Though Apple has very few lemons in its hands, it's still churning out batch after batch of lemonade.
While February and March could have been the time when Apple announced at least two major products for the desktop and mobile like it did last year, the company didn't announce a thing. No new iPad, no new iPhone, no new mobile or desktop software, and still nothing on the long-awaited Apple iTV or iWatch.
Its various business divisions, separated handily by product, only saw losses in its iPod and Mac business, which is no surprise, considering the state of the PC market and the continued cannibalization of the Mac as a result of the iPad's popularity.
The only place where Apple fell down was its gross margin figure, estimated to be between 37.5 percent and 38.5 percent. The company reported a 37.5 percent margin compared to 47.4 percent on the same quarter a year ago. While this is likely due to the lower margin for the iPad mini, slowing sales in its Mac division are hardly helping this crucial number.

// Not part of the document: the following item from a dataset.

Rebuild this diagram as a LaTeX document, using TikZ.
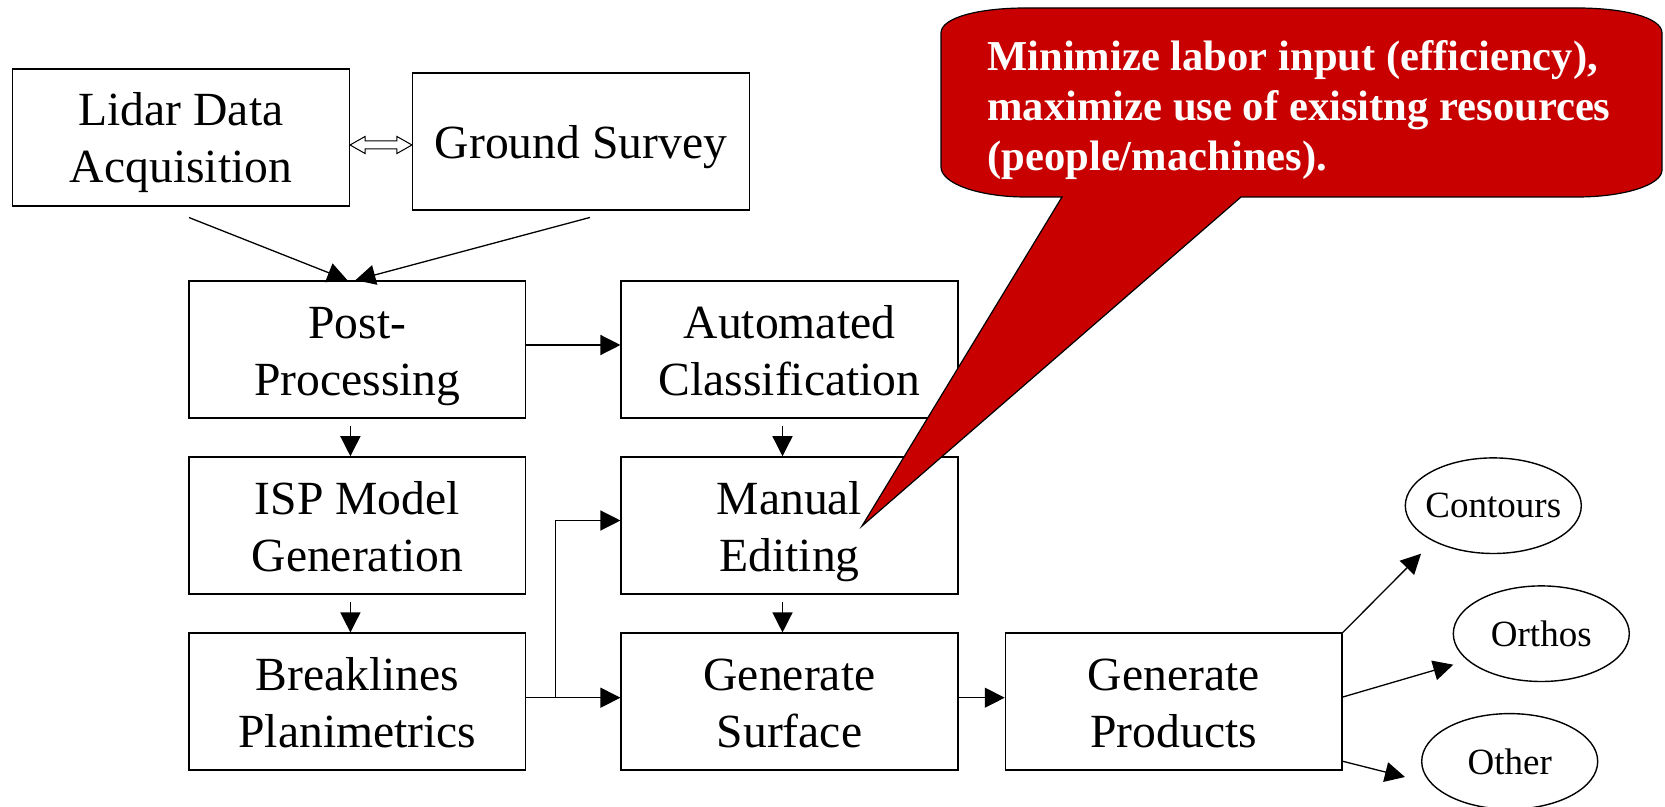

For Apple, its profit isn't a problem. Its revenue isn't something to be concerned about. Its sales may slow over time, depending on the fiscal quarter and the timeline of its releases. But above all, the company's profit margin needs to keep in check.
While sales figures for the second quarter were far from record breaking — which was expected, seeing as sales are generally slower following the post-December holiday quarter — the company did well in iPhone and iPad sales, the firm's two largest business divisions.
Here's what it looks like:
The company can effectively take a back seat on producing anything public for three months, and only suffer at the hands of subjective and often very varied analysts' expectations. The maker of shiny rectangles has put its various business divisions out to pasture for the last quarter while it focuses on getting the next product ready — and right.
With the technology giant keeping mum on its next-generation range of products, it's no wonder analysts were expecting the company to see its first profit dip in 10 years.
But in that 10 years, it's worth pointing out a few things. Enter ZDNet's Larry Dignan, from this morning:
Apple is doing the rational thing: Milking its existing products as it plots out its product road map. Keep in mind that the iPod launched in 2001, iTunes in 2003, iPhone in 2007, and the iPad in 2010. In other words, Apple is due for a new product line, but not way overdue.
It's expected that June, when Apple typically holds its Worldwide Developers Conference (WWDC), is when we will see a steady stream of products — first off, iOS 7, and then OS X 10.9 to follow. With a new iPhone and iPad on deck for later this year, we can expect something significantly new to roll off the company's production lines in 2014, based on this timeline.
While Apple's second quarter was effectively stagnant and holding the fort, the third quarter is the one that is really going to show if there's any real indication of trouble.